Today we introduce two more contributors to the project – both based in Scotland: Emily Allsopp and Alastair Hunter

Emily Allsopp is PhD Candidate in Hebrew and Old Testament Studies at the University of Edinburgh. Her research interests include feminist literary criticism, female bodies, sex, pregnancy, childbirth, gendered and sexual violence, and the prophetic texts. Emily’s current research considers the rhetorical use of female bodies and pregnancy imagery in the Book of Isaiah; her previous research has focussed on female bodies and sexual imagery across the prophetic books. Emily is writing one of two chapters on Violence and Ezekiel, with focus on physical and gendered violence

As an undergraduate, the trajectory of my academic life was changed when I read Phyllis Trible’s Texts of Terror. In preparation for a Hebrew language class, I had read and translated Judges 19, and found myself – as many of us are – deeply moved and even more deeply disturbed by the account of the ‘concubine’ being raped, abused, killed, and dismembered. When considering violent and distressing biblical texts, I find the space occupied by feminist biblical scholars profoundly satisfying and profoundly painful.

Ever since, I have been researching women in the Hebrew Bible, in particular the role of female bodies in The Prophets.
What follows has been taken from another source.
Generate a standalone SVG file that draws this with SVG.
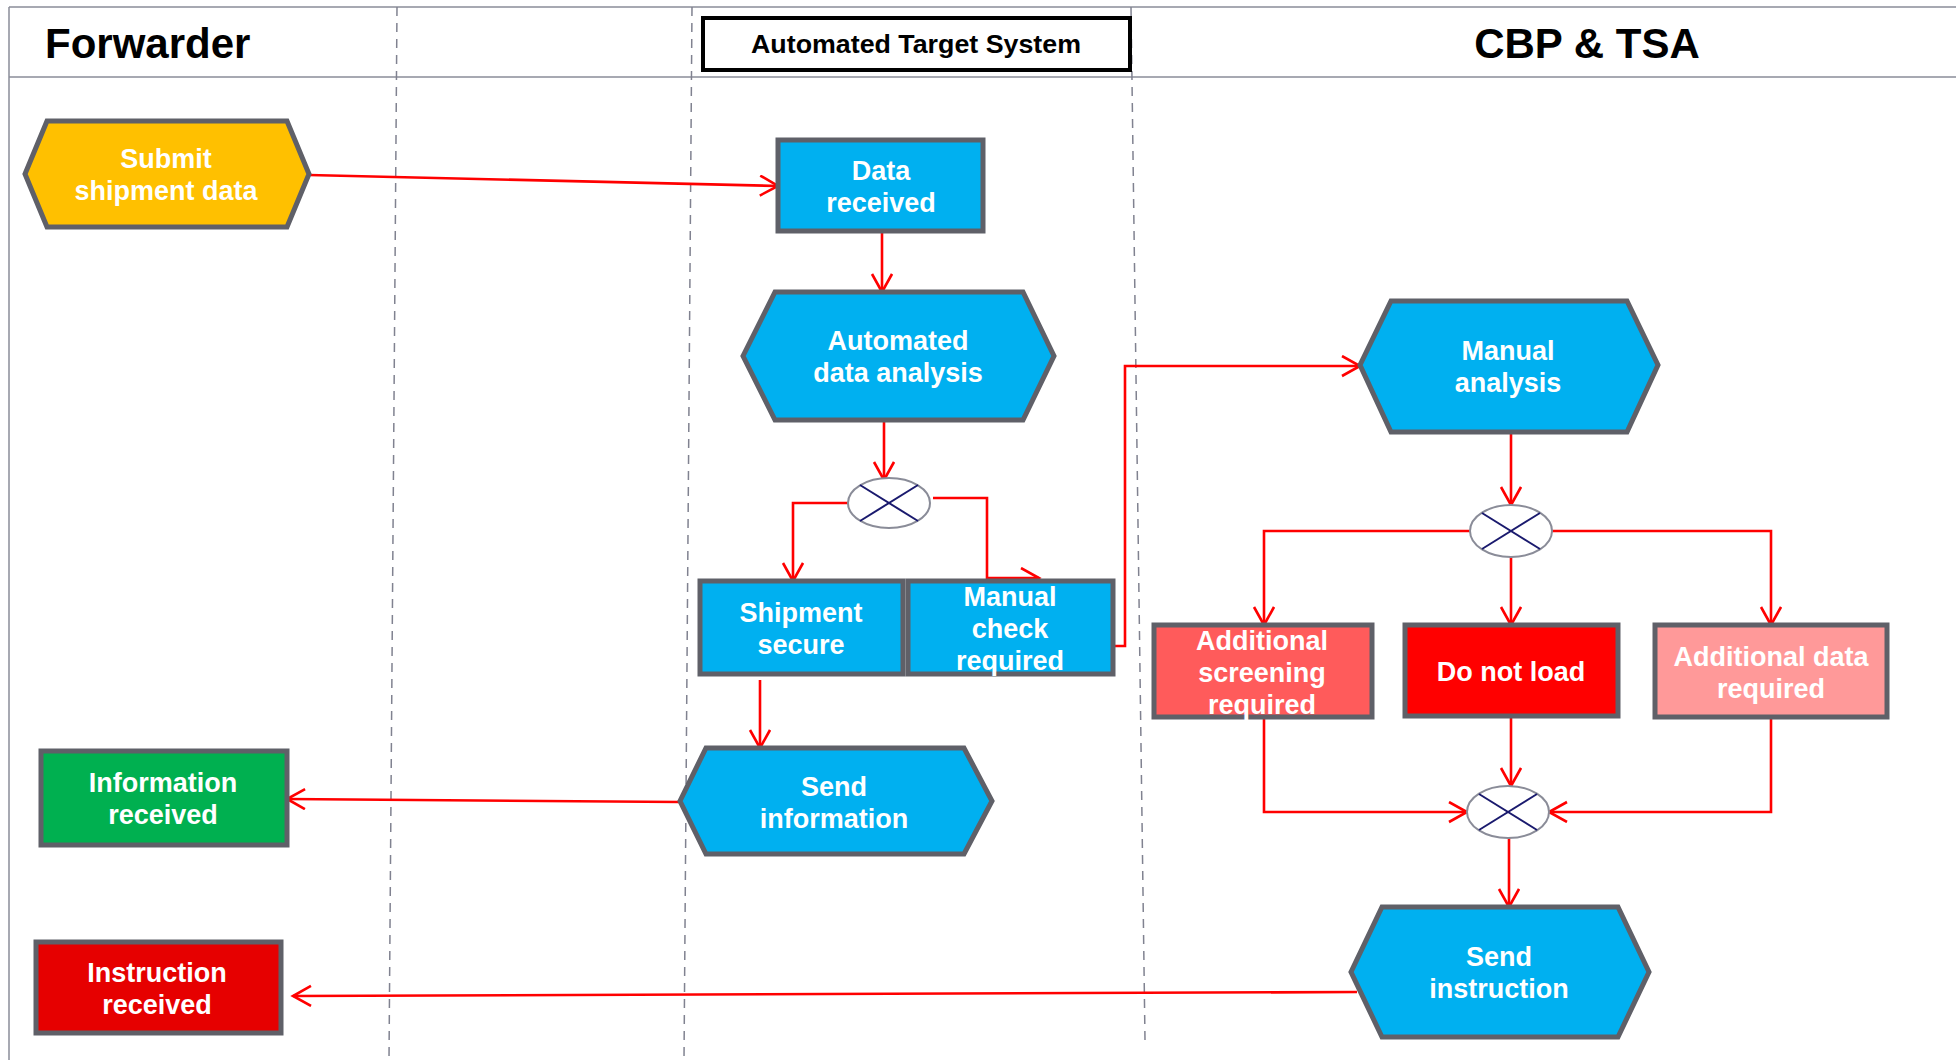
<svg xmlns="http://www.w3.org/2000/svg" width="1956" height="1060" viewBox="0 0 1956 1060">
<style>
.lane{stroke:#8a8c98;stroke-width:1.5;fill:none}
.dash{stroke:#808290;stroke-width:1.5;stroke-dasharray:9,7;fill:none}
.node{stroke:#5f6068;stroke-width:5;stroke-linejoin:miter}
.blue{fill:#00b0f0}
.t{font-family:"Liberation Sans",Arial,sans-serif;font-weight:bold;font-size:27px;fill:#ffffff;text-anchor:middle}
.h{font-family:"Liberation Sans",Arial,sans-serif;font-weight:bold;fill:#000000}
.con{stroke:#ff0000;stroke-width:2.6;fill:none;marker-end:url(#arr)}
.gw{fill:#ffffff;stroke:#8a8c98;stroke-width:2}
.gx{stroke:#1a1a6e;stroke-width:2}
</style>
<defs>
<marker id="arr" markerUnits="userSpaceOnUse" markerWidth="22" markerHeight="24" refX="19" refY="11" orient="auto">
<path d="M1,1 L19,11 L1,21" fill="none" stroke="#ff0000" stroke-width="2.6"/>
</marker>
</defs>
<rect width="1956" height="1060" fill="#ffffff"/>
<g id="lanes">
<line class="lane" x1="9" y1="7" x2="1956" y2="7"/>
<line class="lane" x1="9" y1="77" x2="1956" y2="77"/>
<line class="lane" x1="9" y1="7" x2="9" y2="1060"/>
<line class="dash" x1="397" y1="7" x2="389" y2="1060"/>
<line class="dash" x1="692" y1="7" x2="684" y2="1060"/>
<line class="dash" x1="1131" y1="7" x2="1145" y2="1040"/>
<text class="h" x="45" y="58" font-size="42">Forwarder</text>
<text class="h" x="1587" y="58" font-size="42" text-anchor="middle">CBP &amp; TSA</text>
<rect x="703" y="18" width="427" height="52" fill="#ffffff" stroke="#000000" stroke-width="4"/>
<text class="h" x="916" y="53" font-size="26" text-anchor="middle" textLength="330" lengthAdjust="spacingAndGlyphs">Automated Target System</text>
</g>
<g id="connectors">
<path class="con" d="M309,175 L778,186"/>
<path class="con" d="M882,231 L882,292"/>
<path class="con" d="M884,420 L884,480"/>
<path class="con" d="M848,503 L793,503 L793,581"/>
<path class="con" d="M933,498 L987,498 L987,578 L1039,578"/>
<path class="con" d="M1113,646 L1125,646 L1125,366 L1360,366"/>
<path class="con" d="M760,680 L760,748"/>
<path class="con" d="M680,802 L287,799"/>
<path class="con" d="M1511,432 L1511,505"/>
<path class="con" d="M1470,531 L1264,531 L1264,625"/>
<path class="con" d="M1511,557 L1511,625"/>
<path class="con" d="M1552,531 L1771,531 L1771,625"/>
<path class="con" d="M1264,717 L1264,812 L1467,812"/>
<path class="con" d="M1511,716 L1511,786"/>
<path class="con" d="M1771,717 L1771,812 L1549,812"/>
<path class="con" d="M1509,838 L1509,907"/>
<path class="con" d="M1357,992 L293,996"/>
</g>
<g id="submit">
<polygon class="node" fill="#ffc000" points="25,174 47,121 287,121 309,174 287,227 47,227"/>
<text class="t" x="166" y="168">Submit</text>
<text class="t" x="166" y="200">shipment data</text>
</g>
<g id="data-received">
<rect class="node blue" x="778" y="140" width="205" height="91"/>
<text class="t" x="881" y="180">Data</text>
<text class="t" x="881" y="212">received</text>
</g>
<g id="automated-analysis">
<polygon class="node blue" points="743,356 775,292 1023,292 1054,356 1023,420 775,420"/>
<text class="t" x="898" y="350">Automated</text>
<text class="t" x="898" y="382">data analysis</text>
</g>
<g id="gateway1">
<ellipse class="gw" cx="889" cy="503" rx="41" ry="25"/>
<line class="gx" x1="860" y1="485" x2="918" y2="521"/>
<line class="gx" x1="918" y1="485" x2="860" y2="521"/>
</g>
<g id="shipment-secure">
<rect class="node blue" x="700" y="581" width="203" height="93"/>
<text class="t" x="801" y="622">Shipment</text>
<text class="t" x="801" y="654">secure</text>
</g>
<g id="manual-check">
<rect class="node blue" x="908" y="581" width="205" height="93"/>
<text class="t" x="1010" y="606">Manual</text>
<text class="t" x="1010" y="638">check</text>
<text class="t" x="1010" y="670">required</text>
</g>
<g id="send-information">
<polygon class="node blue" points="680,801 706,748 964,748 992,801 964,854 706,854"/>
<text class="t" x="834" y="796">Send</text>
<text class="t" x="834" y="828">information</text>
</g>
<g id="information-received">
<rect class="node" fill="#00b050" x="41" y="751" width="246" height="94"/>
<text class="t" x="163" y="792">Information</text>
<text class="t" x="163" y="824">received</text>
</g>
<g id="instruction-received">
<rect class="node" fill="#e60000" x="36" y="942" width="245" height="91"/>
<text class="t" x="157" y="982">Instruction</text>
<text class="t" x="157" y="1014">received</text>
</g>
<g id="manual-analysis">
<polygon class="node blue" points="1360,365 1391,301 1627,301 1658,365 1627,432 1391,432"/>
<text class="t" x="1508" y="360">Manual</text>
<text class="t" x="1508" y="392">analysis</text>
</g>
<g id="gateway2">
<ellipse class="gw" cx="1511" cy="531" rx="41" ry="26"/>
<line class="gx" x1="1482" y1="513" x2="1540" y2="549"/>
<line class="gx" x1="1540" y1="513" x2="1482" y2="549"/>
</g>
<g id="additional-screening">
<rect class="node" fill="#ff5b5b" x="1154" y="625" width="218" height="92"/>
<text class="t" x="1262" y="650">Additional</text>
<text class="t" x="1262" y="682">screening</text>
<text class="t" x="1262" y="714">required</text>
</g>
<g id="do-not-load">
<rect class="node" fill="#ff0000" x="1405" y="625" width="213" height="91"/>
<text class="t" x="1511" y="681">Do not load</text>
</g>
<g id="additional-data">
<rect class="node" fill="#ff9999" x="1655" y="625" width="232" height="92"/>
<text class="t" x="1771" y="666">Additional data</text>
<text class="t" x="1771" y="698">required</text>
</g>
<g id="gateway3">
<ellipse class="gw" cx="1508" cy="812" rx="41" ry="26"/>
<line class="gx" x1="1479" y1="794" x2="1537" y2="830"/>
<line class="gx" x1="1537" y1="794" x2="1479" y2="830"/>
</g>
<g id="send-instruction">
<polygon class="node blue" points="1351,972 1382,907 1618,907 1649,972 1618,1037 1382,1037"/>
<text class="t" x="1499" y="966">Send</text>
<text class="t" x="1499" y="998">instruction</text>
</g>
</svg>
It’s a joy to study these books, in all their literary variety, depth, and richness, and it is also at times incredibly difficult; female pain and suffering is all over. 

Ezekiel is particularly notorious within feminist study of The Prophets, and for very good reason. Ezekiel 16 and 23 are infamous for being the most sustained, violent, furious, and gruesome depictions of violence directed at women in the entire biblical canon, and they do not stand in isolation in the text of Ezekiel. The whole book is marked by its propensity towards physical violence and bodily expressions of pain and suffering, large parts of which are specifically about women (whether literally or metaphorically). 

Reading Ezekiel can be extraordinarily difficult, especially for those of us who consider it not only an ancient text, but scripture. Physical and gendered violence are real threats to modern readers, as they were to ancient ones, and it is not easy to engage with the text of Ezekiel as a woman, a feminist, and a Christian. I suspect it is not easy for anyone for that matter. I’m also acutely aware that Ezekiel’s accounts of (often divine) violence towards women have almost certainly been used to justify or inspire real-world acts of violence. And yet, Ezekiel’s presence in the biblical canon is unavoidable, and as such demands our consideration, whether that’s given easily or not. 

My chapter will look at physical violence in the book of Ezekiel, with a particular focus on gendered violence. Reading the text of Ezekiel carefully, thoughtfully, and compassionately is an immense challenge and responsibility. I hope that through research of the physical and gendered violence that characterise large parts of the book, I can contribute to wider discussions on the role of violence in biblical texts and its consequences. 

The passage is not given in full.